Dinelli, a Democrat and former chief public safety officer at City Hall, calls the effort “Energize ABQ.” He intends to announce the plan this morning in a news conference Downtown.

“I think what’s happened to Albuquerque is we’ve not been thinking big enough,” Dinelli said Monday in an interview.

His plan involves elevating City Hall’s economic development chief to a top position, reporting directly to the mayor.

Dinelli faces incumbent Richard Berry and retired police Sgt. Paul Heh, both Republicans, in the Oct. 8 city election.

The city has tried repeatedly over the years to make the airport more international, particularly with passenger flights directly to cities in Mexico, but none of the efforts succeeded. The Sunport doesn’t have any regular passenger flights to international destinations right now.

Dinelli said he envisions a new terminal and, perhaps, runway at the airport, with an international focus. Construction wouldn’t begin until a major company like Air Canada or FedEx signs on, he said.

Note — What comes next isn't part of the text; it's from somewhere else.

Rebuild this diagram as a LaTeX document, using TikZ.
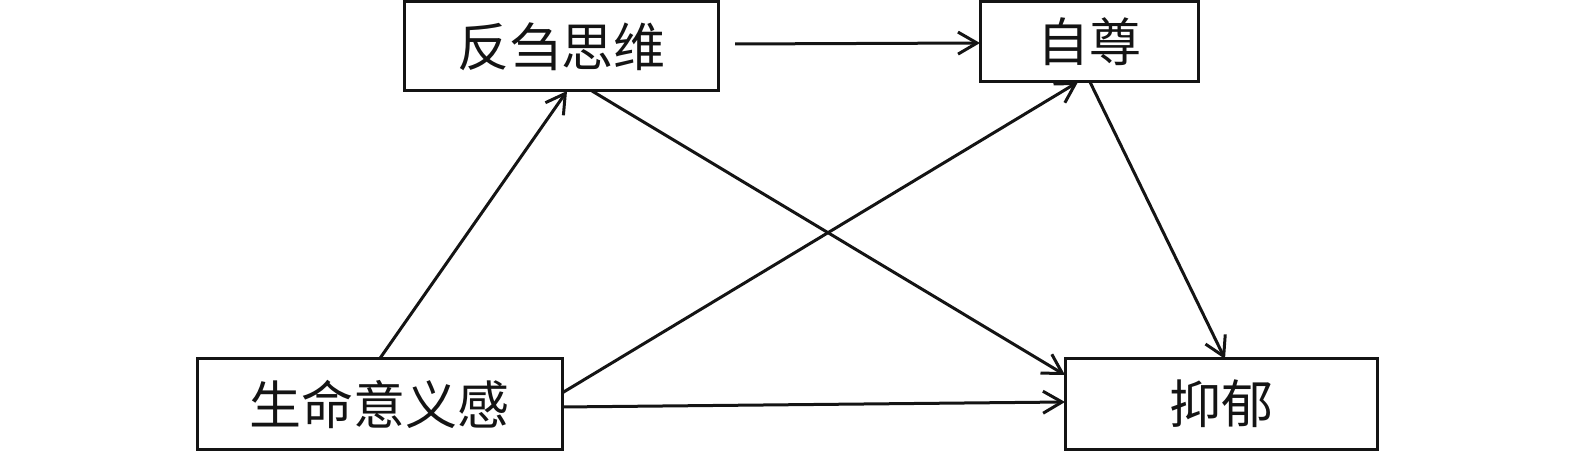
\documentclass[tikz,border=0pt]{standalone}
\usepackage{fontspec}
\newfontfamily\cjk{Noto Sans CJK SC}
\usetikzlibrary{arrows.meta,calc}
\begin{document}
\begin{tikzpicture}[x=1bp,y=-1bp,
  box/.style={draw=black!92,line width=3bp,inner sep=0pt,outer sep=0pt,
    font=\cjk\fontsize{52bp}{56bp}\selectfont,text=black!92},
  conn/.style={draw=black!92,line width=3bp,
    -{Straight Barb[length=19bp,width=22bp,line width=3bp]}}]
\useasboundingbox (0,0) rectangle (1575,451);
\node[box,minimum width=314bp,minimum height=89bp] (A) at (561,46.5) {反刍思维};
\node[box,minimum width=218bp,minimum height=80bp] (B) at (1089,42) {自尊};
\node[box,minimum width=365bp,minimum height=90bp] (C) at (379.5,404) {生命意义感};
\node[box,minimum width=312bp,minimum height=90bp] (D) at (1221,404) {抑郁};
\coordinate (a1) at ([xshift=17bp,yshift=2.5bp]A.east);
\draw[conn] (a1) -- ([yshift=-1bp]B.west);
\draw[conn] (C.north) -- ([xshift=6bp]A.south);
\draw[conn] ([xshift=31bp]A.south) -- ([yshift=29bp]D.west);
\draw[conn] ([yshift=11bp]C.east) -- ([xshift=-11bp]B.south);
\draw[conn] ([xshift=1bp]B.south) -- ([xshift=4bp]D.north);
\draw[conn] ([yshift=-3bp]C.east) -- ([yshift=2bp]D.west);
\end{tikzpicture}
\end{document}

The expansion would be paid for by maintaining the airport’s annual debt payments at roughly $25 million a year. Dinelli said the payments are scheduled to drop off in coming years, allowing the airport to borrow more money through bonds without having to make annual payments any higher than it does now.

The airport is an “enterprise” fund, meaning it’s run like a business apart from the rest of city government. It gets its revenue from airline fees, concessions and similar sources, he said.

Dinelli said his plan includes:

• Elevating the city’s economic chief to a job as chief executive officer for opportunity. The executive would have authority over personnel in a variety of departments and try to “streamline city government to make us the most business friendly city that we’ve ever had.”

• Pursuing partnerships with private groups to build a manufacturing center on the West Side.

• Supporting creation of a dental school at the University of New Mexico, focusing funding on pedestrian-friendly projects outlined in neighborhood sector plans and other efforts.